The preferred way to terminate a DOS program is via function 4Ch where you can supply an exitcode in the AL register. Use 0 for a normal termination.
mov ax, 4C00h ; DOS.TerminateWithExitcode
int 21h
Afterwards, the parent process can inspect this exitcode using function 4Dh.
mov ah, 4Dh ; DOS.GetExitcode
int 21h ; -> AH exitcode system, AL exitcode child
i was under the impression that the "$" was for termination of the string, but the program above seems to append 0dh,0ah,0 to the bytes defined for "message" i have tried to adapt this in my original hello world program, but the output is the same
The $-termination is exclusively used with the DOS.PrintString function 09h.
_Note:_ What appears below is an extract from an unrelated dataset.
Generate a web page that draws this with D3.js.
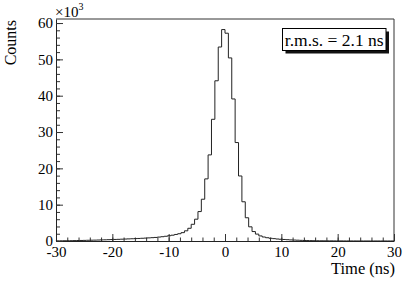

That other program was not using function 09h, but instead uses the DOS.WriteFileOrDevice function 40h with the predefined handle 1 for STDOUT. Because its operation is based on the count of bytes, having message zero-terminated is of no importance. It will display a space character however and that could sometimes mess things up a little.
13,10
or not to 13,10
Newlining in DOS needs both the carriage return (13) and the linefeed (10). In the real DOS environment the order doesn't matter a bit, and nearly everybody uses (13, 10), but some emulator might not like one or the other. I believe it was emu8086 that isn't particularly fond of (13, 10).